DirectX Compute Shaderのデモ映像


 ところでNVIDIAは別途,DirectX Compute Shaderのデモムービーも,PhysXがらみのムービーやスクリーンショットとセットで報道関係者に公開している。電話説明会でこれといった説明がなく,詳細が分からないものも含まれているため,今回は筆者の推測を含めて紹介していこう。

■DirectX Compute Shaderを用いた破壊ムービー

 APEX DestructionのデモをDirectX Compute Shaderで行ってみた,というムービーである。


 内容はほぼAPEX Destructionのデモムービーと同じだが,フレームレートがやや低そうなのが気になるところか。PhysXのほうが,この種の処理の効率が高いことも十分にあり得るので,それがフレームレートに影響している可能性もある。もっとも,DirectX Compute Shaderに対応するドライバもまだ十分に最適化されていないだろうから,現時点で優劣を判断するのは早計かもしれない。

■リアルな海面の波の様子

 続いては,DirectX Compute Shaderを用いて海面の様子をシミュレートしたムービー。


 ご覧のように,素晴らしくリアルだ。説明によれば,波の生成の計算に高速フーリエ変換を用い,またパーリンノイズ(時間や空間的にランダムなテクスチャを作成する方法のこと)を使って不自然さ(カクカクした感じ)を軽減しているという。それにしても,このリアルさには驚かされる。

■多体問題のシミュレーション

 星雲の中に散らばる星々のように,重力で互いに引き合う多数の物体の運動を解く問題を多体問題というが,現在でも近似的にしか解けない(というより,特殊なケースを除くと,物体数が三つ以上になると近似解しか得られない)。天文学や分子化学の分野では,スーパーコンピュータを用いたシミュレーションが盛んだが,粒子の数が増えるにつれて計算量が途方もなく跳ね上がることも知られている。

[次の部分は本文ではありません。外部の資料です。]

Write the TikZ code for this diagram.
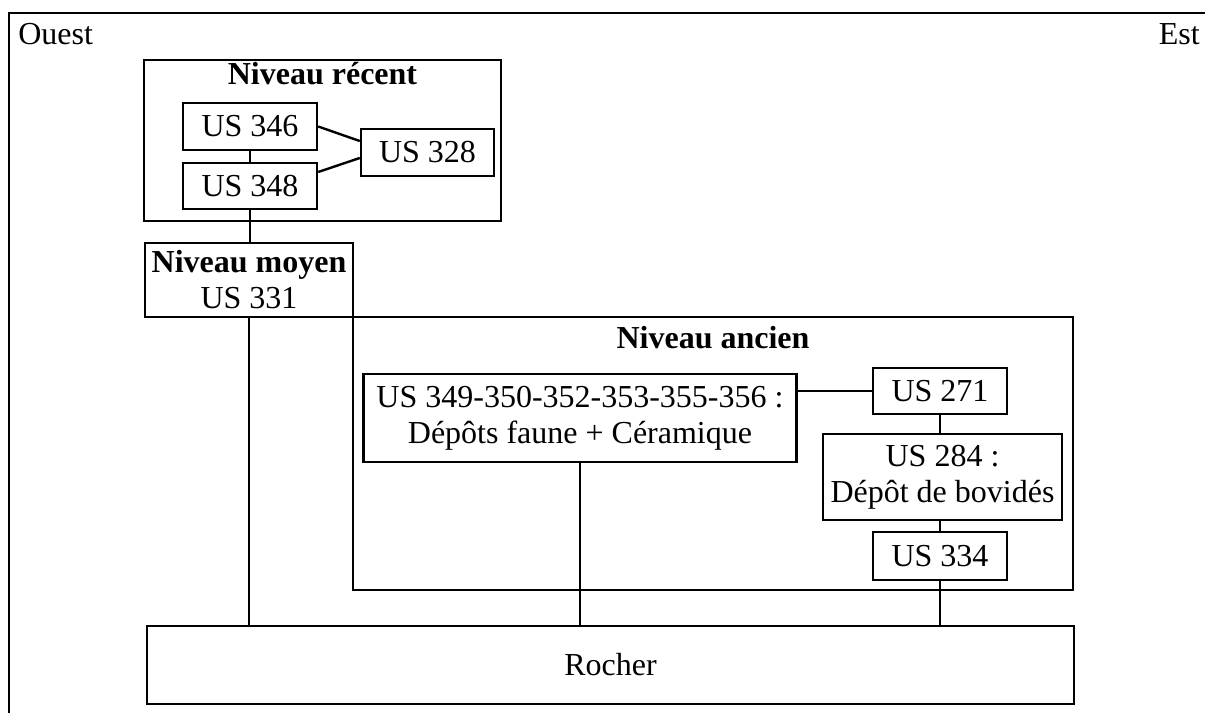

そんな多体問題をやってみたというムービーである。


 説明によると,シミュレーションで何度も繰り返す必要がある“指数部の比較”を力ずくで行っているらしいが,どのような計算手法が使われているのかは不明。ただ,これほどの粒子数の多体シミュレーションはスーパーコンピュータ並みの処理能力が必要なので,なにかしら簡便なテクニックが使われているのだろうと思う。見た目にはたいしたことないようだが,やっていることはかなりすごい。

■パーティクルを用いた流体風シミュレーション

 パーティクルを使った流体風のデモはPhysXでおなじみだが,そのDirectX Compute Shaderバージョンである。

 このムービーで興味深いのは,解像度,粒子数,フレームレートなどの値がしっかり見えている点だ。「GeForce GTX 260」を用い,65536のパーティクル数で50fps前後をコンスタントにキープしている様子が分かる。



 以上,DirectX Compute Shaderのデモムービーを紹介したが,こうした映像がゲームに応用されるのにはそれなりの時間がかかるだろう。
 デモでは必要な処理に全力を投入できるが,実際のゲームではほかにやることも多く,ムービーのようにはいかない。GPUの性能がさらに上がるか,または簡略化された形で応用する必要があるのだ。とはいえ,いずれもGPUの高い計算能力を見せつけてくれ,数万円程度で購入できるGPUが,実は途方もない能力を持っていることを改めて実感させてくれる。